Grudgingly, we obeyed. We stood shoulder to shoulder and began squishing the notes as they started to trickle around the circle. I think most of us started with the tune. Gradually, we heard the harmonies coming in, followed by the chords.
Somehow, I’m not sure exactly at what moment, I stopped smashing notes. I stopped following the tenuous mental grooves of a quickly memorized pattern. I started feeling the tune coming from somewhere in my toes, working its way up like living sap in a tree. I swayed in time on my bare feet. Part of me stepped back to watch myself, then Snap! My attention went suddenly to my fingers and they forgot everything and stumbled. I panicked. Then I remembered I could find my way back home in the center. Cautiously, I opened my eyes and stepped into the circle. My classmates were starting to sway too, like algae, letting the tide take them. The wall of sound coming at me in the center was gentle, palpable, yet slightly incoherent. Then something just clicked, like a photo coming into focus.
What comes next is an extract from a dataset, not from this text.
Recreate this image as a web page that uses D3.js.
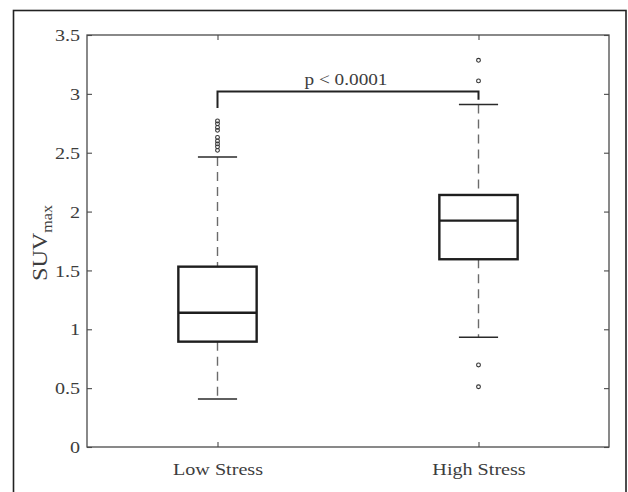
<!DOCTYPE html>
<html>
<head>
<meta charset="utf-8">
<script src="https://cdn.jsdelivr.net/npm/d3@7"></script>
<style>
  html, body { margin: 0; padding: 0; background: #fff; }
  svg { display: block; }
</style>
</head>
<body>
<svg id="chart" width="628" height="492"></svg>
<script>
// Groups and box-plot summary values (SUVmax)
const categories = ["Low Stress", "High Stress"];
const whiskerLow = [0.408, 0.932];
const q1 = [0.895, 1.595];
const medians = [1.141, 1.923];
const q3 = [1.532, 2.141];
const whiskerHigh = [2.464, 2.91];
const outliersLow = [2.77, 2.745, 2.715, 2.69, 2.63, 2.60, 2.575, 2.55, 2.52];
const outliersHigh = [3.285, 3.11, 0.697, 0.512];

// Axis ticks
const yTicks = [0, 0.5, 1, 1.5, 2, 2.5, 3, 3.5];
const yDomain = [0, 3.5];

// Significance bracket
const bracketTop = 3.02;
const bracketLegEnds = [2.88, 2.95];
const pLabel = "p < 0.0001";

const W = 628, H = 492;
const M = { left: 87, right: 609, top: 35, bottom: 447 };
const FONT = "'Liberation Serif', 'Times New Roman', serif";
const TEXT = "#3d3d3d";
const SX = 1.15;

const svg = d3.select("#chart");

// Outer figure frame
svg.append("rect")
  .attr("x", 13.5).attr("y", 10.5)
  .attr("width", 612.5).attr("height", 500)
  .attr("fill", "none").attr("stroke", "#222").attr("stroke-width", 1.6);

const x = d3.scalePoint().domain(categories).range([M.left, M.right]).padding(0.5);
const y = d3.scaleLinear().domain(yDomain).range([M.bottom, M.top]);
const boxW = x.step() * 0.3;
const capW = x.step() * 0.15;

// Axes: ticks pointing inward on all four sides
const axisColor = "#4a4a4a";
function styleAxis(g) {
  g.select(".domain").remove();
  g.selectAll(".tick line").attr("stroke", axisColor).attr("stroke-width", 1.1);
  g.selectAll("text").attr("fill", TEXT).attr("font-family", FONT).attr("font-size", 17.5);
}

svg.append("g").attr("transform", `translate(${M.left},0)`)
  .call(d3.axisLeft(y).tickValues(yTicks).tickSize(-5).tickPadding(6).tickFormat(d => String(d)))
  .call(styleAxis)
  .call(g => g.selectAll("text").attr("transform", `scale(${SX},1)`));

svg.append("g").attr("transform", `translate(${M.right},0)`)
  .call(d3.axisRight(y).tickValues(yTicks).tickSize(-5).tickFormat(""))
  .call(styleAxis);

svg.append("g").attr("transform", `translate(0,${M.bottom})`)
  .call(d3.axisBottom(x).tickSize(-5).tickPadding(16))
  .call(styleAxis)
  .call(g => g.selectAll("text").attr("transform", `scale(${SX},1)`));

svg.append("g").attr("transform", `translate(0,${M.top})`)
  .call(d3.axisTop(x).tickSize(-5).tickFormat(""))
  .call(styleAxis);

// Plot box outline
svg.append("rect")
  .attr("x", M.left).attr("y", M.top)
  .attr("width", M.right - M.left).attr("height", M.bottom - M.top)
  .attr("fill", "none").attr("stroke", axisColor).attr("stroke-width", 1.3);

// Y-axis label: SUV with subscript "max"
const yl = svg.append("text")
  .attr("transform", `translate(47,243) rotate(-90) scale(${SX},1)`)
  .attr("text-anchor", "middle")
  .attr("font-family", FONT).attr("font-size", 21).attr("fill", TEXT);
yl.append("tspan").text("SUV");
yl.append("tspan").attr("dy", 5).attr("font-size", 14).text("max");

// Box plots
const boxes = categories.map((c, i) => ({
  c, lo: whiskerLow[i], q1: q1[i], med: medians[i], q3: q3[i], hi: whiskerHigh[i]
}));

const bg = svg.append("g");
boxes.forEach(b => {
  const cx = x(b.c);
  // dashed whiskers
  [[b.q3, b.hi], [b.lo, b.q1]].forEach(([a, z]) => {
    bg.append("line")
      .attr("x1", cx).attr("x2", cx).attr("y1", y(z)).attr("y2", y(a))
      .attr("stroke", "#6b6b6b").attr("stroke-width", 1.4).attr("stroke-dasharray", "9,6");
  });
  // whisker caps
  [b.lo, b.hi].forEach(v => {
    bg.append("line")
      .attr("x1", cx - capW / 2).attr("x2", cx + capW / 2)
      .attr("y1", y(v)).attr("y2", y(v))
      .attr("stroke", "#2a2a2a").attr("stroke-width", 1.5);
  });
  // box
  bg.append("rect")
    .attr("x", cx - boxW / 2).attr("y", y(b.q3))
    .attr("width", boxW).attr("height", y(b.q1) - y(b.q3))
    .attr("fill", "none").attr("stroke", "#1e1e1e").attr("stroke-width", 2.4);
  // median
  bg.append("line")
    .attr("x1", cx - boxW / 2).attr("x2", cx + boxW / 2)
    .attr("y1", y(b.med)).attr("y2", y(b.med))
    .attr("stroke", "#1e1e1e").attr("stroke-width", 2.4);
});

// Outliers
const outliers = [
  ...outliersLow.map(v => ({ c: categories[0], v })),
  ...outliersHigh.map(v => ({ c: categories[1], v }))
];
svg.append("g").selectAll("circle").data(outliers).join("circle")
  .attr("cx", d => x(d.c)).attr("cy", d => y(d.v)).attr("r", 1.9)
  .attr("fill", "none").attr("stroke", "#333").attr("stroke-width", 1.1);

// Significance bracket
const bx0 = x(categories[0]), bx1 = x(categories[1]);
svg.append("path")
  .attr("d", `M${bx0},${y(bracketLegEnds[0])}V${y(bracketTop)}H${bx1}V${y(bracketLegEnds[1])}`)
  .attr("fill", "none").attr("stroke", "#222").attr("stroke-width", 2);

svg.append("text")
  .attr("transform", `translate(${(bx0 + bx1) / 2 - 2},${y(bracketTop) - 7}) scale(1.1,1)`)
  .attr("text-anchor", "middle")
  .attr("font-family", FONT).attr("font-size", 17.5).attr("fill", TEXT)
  .text(pLabel);
</script>
</body>
</html>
There were the chords—the strength that marched beneath, carrying the tune on their shoulders. There was the tune, relaxed, lying resplendently on the litter being carried by the chords. Here was the harmony, draping itself luxuriantly over the recumbent tune like purple silk. I could single out each part or blur them into a whole. I stepped back into my place in the circle. Now I could “lock on” to my target, like radar for a missile strike, and hear clearly the part I wanted to play with someone across the circle. To my astonishment, as soon as I could hear a part, I could play it. Others felt it too. Our ears were connected to our fingers! Who knew? The energy changed dramatically.
Long moments passed in dizzying bliss as we dwelt together at the center of that tune. No one rushed or hurried. None of us wanted this to end. (Some days, in my mind, I am there still…) We stopped playing “notes” and began to play our parts. We listened. We adapted. We corrected. We kept playing—more and more together with each phrase. The sounds wrapped around us from the ankles up and bound us together. Then, without knowing it, we stopped playing “parts” too.
We just played MUSIC.
We just PLAYED.
We JUST
WE…
When we finally opened our eyes and the last strains of the music drifted out the open window and returned to their place in the cosmos, we found Sarah, standing in the center of the circle with a tear-streaked face, head bowed, smiling. No one spoke.
“Now,” she whispered. “Now, we are done with that tune!”
That was the very first time I ever played Music. That was the time I realized it is actually both a toy and a language. It’s how we share without words about what is essential about Life. And it’s fun.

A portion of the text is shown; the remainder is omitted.